Balikpapan, detikborneo.com – Suasana tenang di kawasan wisata Danau Cermin Lamaru, Balikpapan, mendadak mencekam pada Minggu pagi (12/10/2025) sekitar pukul 09.00 WITA. Pondok wisata milik Hartoyo Sengoq, mantan Ketua Dewan Adat Dayak (DAD) Kota Balikpapan, diserang oleh oknum preman yang diduga kuat merupakan orang suruhan mafia tanah yang sering membuat ulah.
Penyerangan ini sontak membuat warga setempat dan keluarga resah. Sebelum para pelaku disebut merusak pondok, merusak lahan ritual Belian dan juga acap kali melakukan intimidasi terhadap pekerja dan keluarga Hartoyo yang tengah mengelola kawasan wisata tersebut.

Hartoyo Sengoq, seorang tokoh Dayak Paser yang telah lama berdomisili di Balikpapan, membeli lahan seluas sekitar 11.000 meter persegi dari ahli waris Lantani beberapa tahun lalu. Lahan itu kini dikembangkan menjadi destinasi wisata alam dengan panorama menawan, yang dikenal dengan nama Danau Cermin Lamaru.
Namun ketenangan keluarga ini terusik sejak munculnya seorang oknum berinisial HD yang arogan dengan uang banyak bawa beking yang mengklaim memiliki sertifikat tanah di area tersebut. Menurut keluarga Hartoyo, klaim itu tidak berdasar, sebab lahan mereka telah sah dibeli dengan surat segel asli yang ditandatangani Kepala Kampung Bidol Taru, tanpa ada transaksi lain setelahnya.
“Kami punya bukti lengkap, tidak pernah ada jual beli lagi setelah kami beli dari ahli waris yang sah. Tapi HD ini terus memprovokasi dan bahkan mengirim preman untuk merusak pondok dan mengirim preman untuk memagari lahan kami,” ujar Hartoyo dengan nada kecewa.
Pertama mengirim Preman duapuluhan orang dan Ketegangan memuncak setelah HD disebut kembali mengirim preman bersenjata tajam untuk mengusir keluarga Hartoyo dari lokasi.
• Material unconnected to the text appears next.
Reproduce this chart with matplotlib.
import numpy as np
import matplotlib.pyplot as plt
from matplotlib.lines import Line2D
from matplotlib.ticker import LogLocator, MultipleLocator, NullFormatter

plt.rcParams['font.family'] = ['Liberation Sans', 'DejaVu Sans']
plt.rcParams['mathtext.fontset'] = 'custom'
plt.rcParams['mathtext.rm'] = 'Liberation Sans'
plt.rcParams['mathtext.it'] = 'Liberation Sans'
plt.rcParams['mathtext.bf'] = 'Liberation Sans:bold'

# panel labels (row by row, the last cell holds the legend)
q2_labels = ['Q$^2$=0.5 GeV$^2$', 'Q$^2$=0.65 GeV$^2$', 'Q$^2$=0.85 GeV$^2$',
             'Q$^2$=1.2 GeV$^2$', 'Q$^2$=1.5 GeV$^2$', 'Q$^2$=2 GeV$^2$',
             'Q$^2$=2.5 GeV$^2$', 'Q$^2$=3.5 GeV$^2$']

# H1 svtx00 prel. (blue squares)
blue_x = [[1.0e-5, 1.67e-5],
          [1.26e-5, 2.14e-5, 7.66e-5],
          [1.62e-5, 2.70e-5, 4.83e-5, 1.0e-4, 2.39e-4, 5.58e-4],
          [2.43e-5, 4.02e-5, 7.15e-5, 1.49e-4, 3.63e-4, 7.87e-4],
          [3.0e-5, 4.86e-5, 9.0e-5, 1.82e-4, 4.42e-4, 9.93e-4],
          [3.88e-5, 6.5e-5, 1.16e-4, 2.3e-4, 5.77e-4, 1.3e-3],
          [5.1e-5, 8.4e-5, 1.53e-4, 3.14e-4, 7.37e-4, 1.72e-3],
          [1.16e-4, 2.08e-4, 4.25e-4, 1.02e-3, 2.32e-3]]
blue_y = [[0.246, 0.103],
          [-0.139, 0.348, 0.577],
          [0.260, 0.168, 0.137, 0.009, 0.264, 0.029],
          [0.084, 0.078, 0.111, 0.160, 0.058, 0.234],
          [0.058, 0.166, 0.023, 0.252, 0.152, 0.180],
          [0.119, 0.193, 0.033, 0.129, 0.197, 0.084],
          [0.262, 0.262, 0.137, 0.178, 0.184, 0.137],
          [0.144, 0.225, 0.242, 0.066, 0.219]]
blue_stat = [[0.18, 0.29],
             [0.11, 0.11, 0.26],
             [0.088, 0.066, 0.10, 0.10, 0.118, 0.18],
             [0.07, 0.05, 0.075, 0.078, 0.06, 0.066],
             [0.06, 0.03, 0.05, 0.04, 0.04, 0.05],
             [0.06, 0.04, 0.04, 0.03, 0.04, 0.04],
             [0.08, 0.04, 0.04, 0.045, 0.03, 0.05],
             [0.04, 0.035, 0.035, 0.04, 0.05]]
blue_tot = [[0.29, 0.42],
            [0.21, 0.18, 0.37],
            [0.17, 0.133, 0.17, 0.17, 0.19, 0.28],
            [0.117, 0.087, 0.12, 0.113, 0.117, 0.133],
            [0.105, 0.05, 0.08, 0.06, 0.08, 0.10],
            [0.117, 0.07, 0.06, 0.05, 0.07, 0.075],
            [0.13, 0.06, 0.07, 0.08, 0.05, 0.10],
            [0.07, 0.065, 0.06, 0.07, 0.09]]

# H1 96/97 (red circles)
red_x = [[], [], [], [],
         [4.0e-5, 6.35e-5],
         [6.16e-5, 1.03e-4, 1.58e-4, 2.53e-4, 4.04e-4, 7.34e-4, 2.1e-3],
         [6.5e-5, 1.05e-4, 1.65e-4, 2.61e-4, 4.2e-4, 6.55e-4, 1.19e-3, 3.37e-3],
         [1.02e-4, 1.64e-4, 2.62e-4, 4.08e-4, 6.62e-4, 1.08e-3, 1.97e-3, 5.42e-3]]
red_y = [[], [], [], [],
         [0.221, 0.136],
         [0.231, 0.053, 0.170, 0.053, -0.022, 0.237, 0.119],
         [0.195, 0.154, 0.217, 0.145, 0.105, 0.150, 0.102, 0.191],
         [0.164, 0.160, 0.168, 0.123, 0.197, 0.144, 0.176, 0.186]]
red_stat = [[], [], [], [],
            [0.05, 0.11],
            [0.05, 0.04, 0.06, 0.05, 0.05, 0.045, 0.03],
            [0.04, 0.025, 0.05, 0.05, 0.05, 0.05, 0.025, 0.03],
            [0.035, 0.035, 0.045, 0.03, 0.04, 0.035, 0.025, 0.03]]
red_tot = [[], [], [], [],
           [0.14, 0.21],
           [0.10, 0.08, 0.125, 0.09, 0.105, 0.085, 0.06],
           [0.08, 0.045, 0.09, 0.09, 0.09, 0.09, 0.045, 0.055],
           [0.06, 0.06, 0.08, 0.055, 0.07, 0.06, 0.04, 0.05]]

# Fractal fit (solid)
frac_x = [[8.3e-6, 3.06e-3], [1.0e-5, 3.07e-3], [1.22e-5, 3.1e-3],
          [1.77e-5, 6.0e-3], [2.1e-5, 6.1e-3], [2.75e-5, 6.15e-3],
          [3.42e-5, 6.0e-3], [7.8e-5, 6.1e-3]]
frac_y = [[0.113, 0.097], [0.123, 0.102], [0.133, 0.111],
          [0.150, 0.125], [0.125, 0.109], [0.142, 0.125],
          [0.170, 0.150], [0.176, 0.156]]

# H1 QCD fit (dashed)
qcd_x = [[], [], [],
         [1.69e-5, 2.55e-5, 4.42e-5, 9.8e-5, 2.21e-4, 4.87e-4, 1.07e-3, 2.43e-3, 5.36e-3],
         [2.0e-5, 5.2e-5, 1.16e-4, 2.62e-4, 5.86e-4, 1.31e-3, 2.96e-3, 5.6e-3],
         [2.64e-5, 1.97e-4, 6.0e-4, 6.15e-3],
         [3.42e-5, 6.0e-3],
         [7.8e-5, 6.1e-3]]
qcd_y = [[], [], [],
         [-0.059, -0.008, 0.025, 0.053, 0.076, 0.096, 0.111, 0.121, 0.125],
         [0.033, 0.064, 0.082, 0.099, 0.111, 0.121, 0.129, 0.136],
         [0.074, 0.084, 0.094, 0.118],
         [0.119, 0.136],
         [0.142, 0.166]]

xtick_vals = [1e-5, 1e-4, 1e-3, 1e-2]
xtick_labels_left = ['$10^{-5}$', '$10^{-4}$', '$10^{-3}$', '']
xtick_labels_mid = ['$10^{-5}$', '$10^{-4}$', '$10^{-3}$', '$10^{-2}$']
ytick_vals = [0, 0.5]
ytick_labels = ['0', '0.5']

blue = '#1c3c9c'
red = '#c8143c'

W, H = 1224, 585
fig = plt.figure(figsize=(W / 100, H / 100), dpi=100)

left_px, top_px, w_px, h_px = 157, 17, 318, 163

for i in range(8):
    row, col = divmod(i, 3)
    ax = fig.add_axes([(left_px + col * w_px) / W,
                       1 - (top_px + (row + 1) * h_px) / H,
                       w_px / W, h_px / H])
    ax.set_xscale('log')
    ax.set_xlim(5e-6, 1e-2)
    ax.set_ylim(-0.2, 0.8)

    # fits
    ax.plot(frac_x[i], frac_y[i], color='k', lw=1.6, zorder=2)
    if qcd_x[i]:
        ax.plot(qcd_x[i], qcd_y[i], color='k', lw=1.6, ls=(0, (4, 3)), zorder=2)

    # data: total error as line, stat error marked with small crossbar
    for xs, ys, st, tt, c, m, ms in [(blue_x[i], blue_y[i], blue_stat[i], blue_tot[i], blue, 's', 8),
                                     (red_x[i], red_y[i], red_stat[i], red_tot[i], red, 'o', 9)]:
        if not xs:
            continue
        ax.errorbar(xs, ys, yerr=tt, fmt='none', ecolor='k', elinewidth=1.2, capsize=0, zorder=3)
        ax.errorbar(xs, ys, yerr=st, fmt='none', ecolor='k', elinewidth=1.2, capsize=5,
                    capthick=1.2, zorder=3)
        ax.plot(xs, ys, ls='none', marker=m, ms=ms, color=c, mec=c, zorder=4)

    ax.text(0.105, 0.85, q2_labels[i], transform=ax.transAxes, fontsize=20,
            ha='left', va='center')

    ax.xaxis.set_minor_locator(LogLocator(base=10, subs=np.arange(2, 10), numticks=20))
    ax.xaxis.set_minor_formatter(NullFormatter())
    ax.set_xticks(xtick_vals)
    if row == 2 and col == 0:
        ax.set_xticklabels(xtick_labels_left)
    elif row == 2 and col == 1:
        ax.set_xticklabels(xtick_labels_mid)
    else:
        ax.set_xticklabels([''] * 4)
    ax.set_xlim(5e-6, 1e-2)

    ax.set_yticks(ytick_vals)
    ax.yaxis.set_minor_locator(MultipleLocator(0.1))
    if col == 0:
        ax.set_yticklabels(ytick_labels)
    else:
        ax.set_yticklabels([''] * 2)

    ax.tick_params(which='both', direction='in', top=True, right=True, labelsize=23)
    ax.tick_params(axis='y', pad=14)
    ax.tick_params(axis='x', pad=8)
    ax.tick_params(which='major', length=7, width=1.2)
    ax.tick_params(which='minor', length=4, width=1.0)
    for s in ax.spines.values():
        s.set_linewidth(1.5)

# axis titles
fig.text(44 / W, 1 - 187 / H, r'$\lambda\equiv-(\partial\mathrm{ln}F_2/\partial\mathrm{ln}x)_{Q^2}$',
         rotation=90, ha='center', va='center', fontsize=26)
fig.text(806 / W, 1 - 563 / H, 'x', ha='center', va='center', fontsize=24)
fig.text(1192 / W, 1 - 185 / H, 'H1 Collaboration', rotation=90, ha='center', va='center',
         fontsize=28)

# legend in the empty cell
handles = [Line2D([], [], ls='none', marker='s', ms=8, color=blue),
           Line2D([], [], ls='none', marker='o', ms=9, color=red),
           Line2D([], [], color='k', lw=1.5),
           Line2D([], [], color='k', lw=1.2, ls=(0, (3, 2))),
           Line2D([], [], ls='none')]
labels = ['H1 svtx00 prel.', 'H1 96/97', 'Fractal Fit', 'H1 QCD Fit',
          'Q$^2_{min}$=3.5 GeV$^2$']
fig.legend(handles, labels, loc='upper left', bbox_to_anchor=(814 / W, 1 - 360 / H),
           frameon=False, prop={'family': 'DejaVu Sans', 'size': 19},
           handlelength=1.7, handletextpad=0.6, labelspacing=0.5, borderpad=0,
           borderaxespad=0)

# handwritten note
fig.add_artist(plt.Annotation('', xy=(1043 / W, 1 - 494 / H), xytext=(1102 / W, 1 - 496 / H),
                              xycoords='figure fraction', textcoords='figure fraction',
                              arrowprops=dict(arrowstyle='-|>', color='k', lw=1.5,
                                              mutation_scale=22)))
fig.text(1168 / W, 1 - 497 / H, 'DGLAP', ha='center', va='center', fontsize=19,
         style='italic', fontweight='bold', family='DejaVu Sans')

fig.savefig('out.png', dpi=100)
Beruntung, berkat ketenangan Hartoyo dan anaknya, bentrok besar dapat dihindari meski satu anggota keluarga mengalami luka di telapak kaki akibat kericuhan dan harus mendapat perawatan di rumah sakit.
Sebelumnya, pada jumat (3/10/2025), keluarga besar Hartoyo dan warga sekitar sempat menggelar ritual adat Belian di lokasi, sebagai bentuk perlindungan spiritual terhadap tanah dan usaha mereka.
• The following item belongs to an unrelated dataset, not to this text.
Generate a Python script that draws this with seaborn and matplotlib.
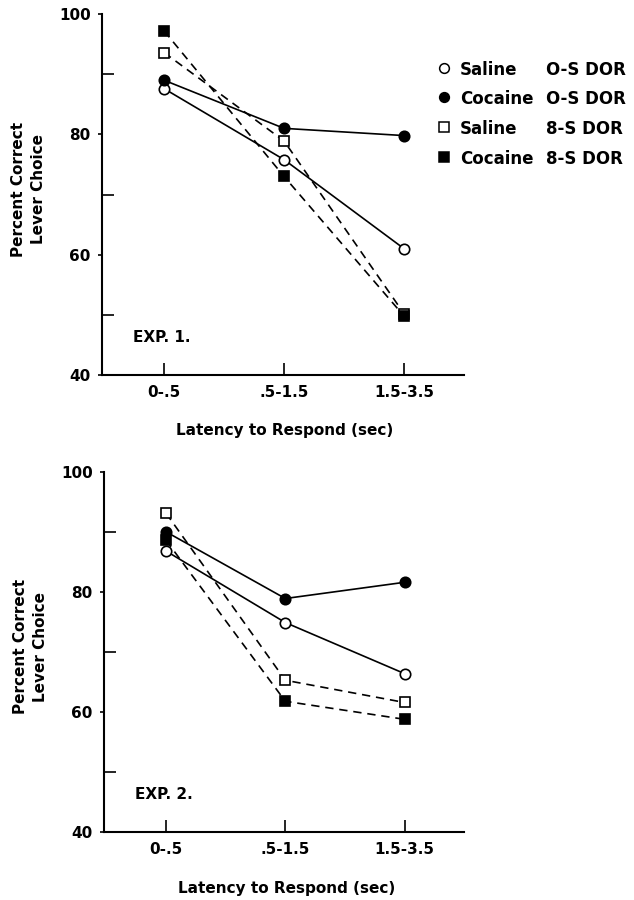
import matplotlib
matplotlib.use("Agg")
import matplotlib.pyplot as plt
from matplotlib.lines import Line2D
from matplotlib.ticker import FixedLocator
import seaborn as sns

latency = ["0-.5", ".5-1.5", "1.5-3.5"]

# Exp. 1
exp1_saline_os = [87.6, 75.8, 61.0]
exp1_cocaine_os = [89.0, 81.0, 79.8]
exp1_saline_8s = [93.6, 78.9, 50.2]
exp1_cocaine_8s = [97.2, 73.0, 49.8]

# Exp. 2
exp2_saline_os = [86.8, 74.9, 66.4]
exp2_cocaine_os = [90.0, 78.9, 81.6]
exp2_saline_8s = [93.1, 65.3, 61.6]
exp2_cocaine_8s = [88.6, 61.8, 58.8]

group_names = ["Saline", "Cocaine", "Saline", "Cocaine"]
dor_names = ["O-S DOR", "O-S DOR", "8-S DOR", "8-S DOR"]

sns.set_theme(style="ticks")
plt.rcParams["font.family"] = ["DejaVu Sans"]
plt.rcParams["font.weight"] = "bold"
plt.rcParams["axes.labelweight"] = "bold"
plt.rcParams["text.color"] = "black"
plt.rcParams["axes.labelcolor"] = "black"

# marker, face colour, line style for each series
styles = [
    ("o", "white", "-"),
    ("o", "black", "-"),
    ("s", "white", (0, (5, 3.5))),
    ("s", "black", (0, (5, 3.5))),
]


def draw_panel(ax, series, tag):
    for values, (mk, face, ls) in zip(series, styles):
        sns.lineplot(x=latency, y=values, ax=ax, sort=False, color="black",
                     linewidth=1.2, linestyle=ls, marker=mk, markersize=7.5,
                     markerfacecolor=face, markeredgecolor="black",
                     markeredgewidth=1.2)
    ax.set_xlim(-0.52, 2.5)
    ax.set_ylim(40, 100)
    sns.despine(ax=ax)
    for s in ("left", "bottom"):
        ax.spines[s].set_linewidth(1.5)
        ax.spines[s].set_color("black")
    ax.set_yticks([40, 60, 80, 100])
    ax.yaxis.set_minor_locator(FixedLocator([50, 70, 90, 100]))
    ax.tick_params(axis="y", which="major", direction="out", length=3,
                   width=1.2, pad=5, labelsize=11, colors="black")
    ax.tick_params(axis="y", which="minor", direction="in", length=8.5,
                   width=1.2, left=True, color="black")
    ax.tick_params(axis="x", which="major", direction="in", length=8.5,
                   width=1.2, pad=7, labelsize=11, colors="black")
    for lab in ax.get_xticklabels() + ax.get_yticklabels():
        lab.set_fontweight("bold")
    ax.set_xlabel("Latency to Respond (sec)", fontsize=11, va="center")
    ax.xaxis.set_label_coords(0.506, -0.155)
    ax.set_ylabel("Percent Correct\nLever Choice", fontsize=11,
                  va="center", linespacing=1.4)
    ax.yaxis.set_label_coords(-0.203, 0.515)
    ax.text(0.087, 0.105, tag, transform=ax.transAxes, fontsize=11,
            fontweight="bold", va="center", ha="left")
    ax.set_facecolor("white")


fig = plt.figure(figsize=(6.34, 9), dpi=100)
ax1 = fig.add_axes([0.1604, 0.5833, 0.5715, 0.4011])
ax2 = fig.add_axes([0.164, 0.0752, 0.5683, 0.4007])

draw_panel(ax1, [exp1_saline_os, exp1_cocaine_os, exp1_saline_8s, exp1_cocaine_8s], "EXP. 1.")
draw_panel(ax2, [exp2_saline_os, exp2_cocaine_os, exp2_saline_8s, exp2_cocaine_8s], "EXP. 2.")

# legend with two aligned text columns
row_y = [68, 97, 127, 157]
for (mk, face, _), name, dor, y in zip(styles, group_names, dor_names, row_y):
    fy = 1 - y / 900
    fig.add_artist(Line2D([444 / 634], [fy], transform=fig.transFigure,
                          marker=mk, markersize=7, markerfacecolor=face,
                          markeredgecolor="black", markeredgewidth=1.1,
                          linestyle="none"))
    fig.text(460 / 634, fy, name, fontsize=12, fontweight="bold",
             va="center_baseline", ha="left")
    fig.text(546 / 634, fy, dor, fontsize=12, fontweight="bold",
             va="center_baseline", ha="left")

fig.savefig("out.png", dpi=100, facecolor="white")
Setelah insiden berdarah itu, aparat kepolisian segera turun tangan. HD akhirnya diamankan dan dibawa ke Polresta Balikpapan untuk dimintai keterangan. Hingga pukul 16.00 WITA, pihak kepolisian memfasilitasi kesepakatan antara kedua belah pihak, di mana HD dilarang melakukan intimidasi atau tindakan sepihak lainnya di lokasi tersebut.

“Apabila masih ada proses hukum, baik secara negara maupun adat, harus ditempuh dengan cara yang benar. Tidak boleh ada kekerasan,” ujar perwakilan kepolisian.
Kasus ini menambah daftar panjang sengketa tanah yang kerap melibatkan mafia tanah di wilayah Balikpapan dan sekitarnya. Masyarakat adat berharap aparat penegak hukum dan Dewan Adat Dayak (DAD) dapat bersinergi untuk menegakkan keadilan dan melindungi hak masyarakat adat atas tanah mereka. (Bajare007).